● STORED DATA

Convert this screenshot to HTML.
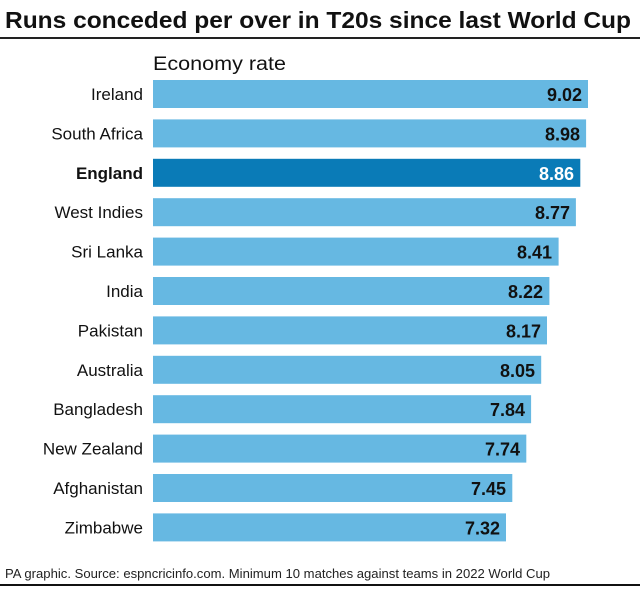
<!DOCTYPE html>
<html><head><style>body{margin:0;background:#fff}</style></head><body>
<svg width="640" height="588" xmlns="http://www.w3.org/2000/svg" font-family="Liberation Sans, sans-serif">
<text x="5" y="28" font-size="23" font-weight="bold" textLength="626" lengthAdjust="spacingAndGlyphs" fill="#111">Runs conceded per over in T20s since last World Cup</text>
<rect x="0" y="37" width="640" height="2" fill="#222"/>
<text x="153" y="70" font-size="19" fill="#111" textLength="133" lengthAdjust="spacingAndGlyphs">Economy rate</text>
<g fill="#66b8e2">
<rect x="153" y="80" width="435" height="28"/>
<rect x="153" y="119.4" width="433.1" height="28"/>
<rect x="153" y="158.8" width="427.3" height="28" fill="#0a7bb7"/>
<rect x="153" y="198.2" width="422.9" height="28"/>
<rect x="153" y="237.6" width="405.6" height="28"/>
<rect x="153" y="277" width="396.4" height="28"/>
<rect x="153" y="316.4" width="394.0" height="28"/>
<rect x="153" y="355.8" width="388.2" height="28"/>
<rect x="153" y="395.2" width="378.1" height="28"/>
<rect x="153" y="434.6" width="373.3" height="28"/>
<rect x="153" y="474" width="359.3" height="28"/>
<rect x="153" y="513.4" width="353.0" height="28"/>
</g>
<g font-size="17" fill="#111" text-anchor="end">
<text x="143" y="100">Ireland</text>
<text x="143" y="139.4">South Africa</text>
<text x="143" y="178.8" font-weight="bold">England</text>
<text x="143" y="218.2">West Indies</text>
<text x="143" y="257.6">Sri Lanka</text>
<text x="143" y="297">India</text>
<text x="143" y="336.4">Pakistan</text>
<text x="143" y="375.8">Australia</text>
<text x="143" y="415.2">Bangladesh</text>
<text x="143" y="454.6">New Zealand</text>
<text x="143" y="494">Afghanistan</text>
<text x="143" y="533.4">Zimbabwe</text>
</g>
<g font-size="18" font-weight="bold" fill="#111" text-anchor="end">
<text x="582" y="101">9.02</text>
<text x="580" y="140.4">8.98</text>
<text x="574" y="179.8" fill="#fff">8.86</text>
<text x="570" y="219.2">8.77</text>
<text x="552" y="258.6">8.41</text>
<text x="543" y="298">8.22</text>
<text x="541" y="337.4">8.17</text>
<text x="535" y="376.8">8.05</text>
<text x="525" y="416.2">7.84</text>
<text x="520" y="455.6">7.74</text>
<text x="506" y="495">7.45</text>
<text x="500" y="534.4">7.32</text>
</g>
<text x="5" y="578" font-size="13" fill="#222" textLength="545" lengthAdjust="spacingAndGlyphs">PA graphic. Source: espncricinfo.com. Minimum 10 matches against teams in 2022 World Cup</text>
<rect x="0" y="584" width="640" height="2" fill="#111"/>
</svg>
</body></html>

● GIVEN EXERCISE
Omit pictures; set down the rest of the material word for word.

● ANSWER TO THIS EXERCISE
Convert this screenshot to HTML.
<!DOCTYPE html>
<html><head><style>body{margin:0;background:#fff}</style></head><body>
<svg width="640" height="588" xmlns="http://www.w3.org/2000/svg" font-family="Liberation Sans, sans-serif">
<text x="5" y="28" font-size="23" font-weight="bold" textLength="626" lengthAdjust="spacingAndGlyphs" fill="#111">Runs conceded per over in T20s since last World Cup</text>
<rect x="0" y="37" width="640" height="2" fill="#222"/>
<text x="153" y="70" font-size="19" fill="#111" textLength="133" lengthAdjust="spacingAndGlyphs">Economy rate</text>
<g fill="#66b8e2">
<rect x="153" y="80" width="435" height="28"/>
<rect x="153" y="119.4" width="433.1" height="28"/>
<rect x="153" y="158.8" width="427.3" height="28" fill="#0a7bb7"/>
<rect x="153" y="198.2" width="422.9" height="28"/>
<rect x="153" y="237.6" width="405.6" height="28"/>
<rect x="153" y="277" width="396.4" height="28"/>
<rect x="153" y="316.4" width="394.0" height="28"/>
<rect x="153" y="355.8" width="388.2" height="28"/>
<rect x="153" y="395.2" width="378.1" height="28"/>
<rect x="153" y="434.6" width="373.3" height="28"/>
<rect x="153" y="474" width="359.3" height="28"/>
<rect x="153" y="513.4" width="353.0" height="28"/>
</g>
<g font-size="17" fill="#111" text-anchor="end">
<text x="143" y="100">Ireland</text>
<text x="143" y="139.4">South Africa</text>
<text x="143" y="178.8" font-weight="bold">England</text>
<text x="143" y="218.2">West Indies</text>
<text x="143" y="257.6">Sri Lanka</text>
<text x="143" y="297">India</text>
<text x="143" y="336.4">Pakistan</text>
<text x="143" y="375.8">Australia</text>
<text x="143" y="415.2">Bangladesh</text>
<text x="143" y="454.6">New Zealand</text>
<text x="143" y="494">Afghanistan</text>
<text x="143" y="533.4">Zimbabwe</text>
</g>
<g font-size="18" font-weight="bold" fill="#111" text-anchor="end">
<text x="582" y="101">9.02</text>
<text x="580" y="140.4">8.98</text>
<text x="574" y="179.8" fill="#fff">8.86</text>
<text x="570" y="219.2">8.77</text>
<text x="552" y="258.6">8.41</text>
<text x="543" y="298">8.22</text>
<text x="541" y="337.4">8.17</text>
<text x="535" y="376.8">8.05</text>
<text x="525" y="416.2">7.84</text>
<text x="520" y="455.6">7.74</text>
<text x="506" y="495">7.45</text>
<text x="500" y="534.4">7.32</text>
</g>
<text x="5" y="578" font-size="13" fill="#222" textLength="545" lengthAdjust="spacingAndGlyphs">PA graphic. Source: espncricinfo.com. Minimum 10 matches against teams in 2022 World Cup</text>
<rect x="0" y="584" width="640" height="2" fill="#111"/>
</svg>
</body></html>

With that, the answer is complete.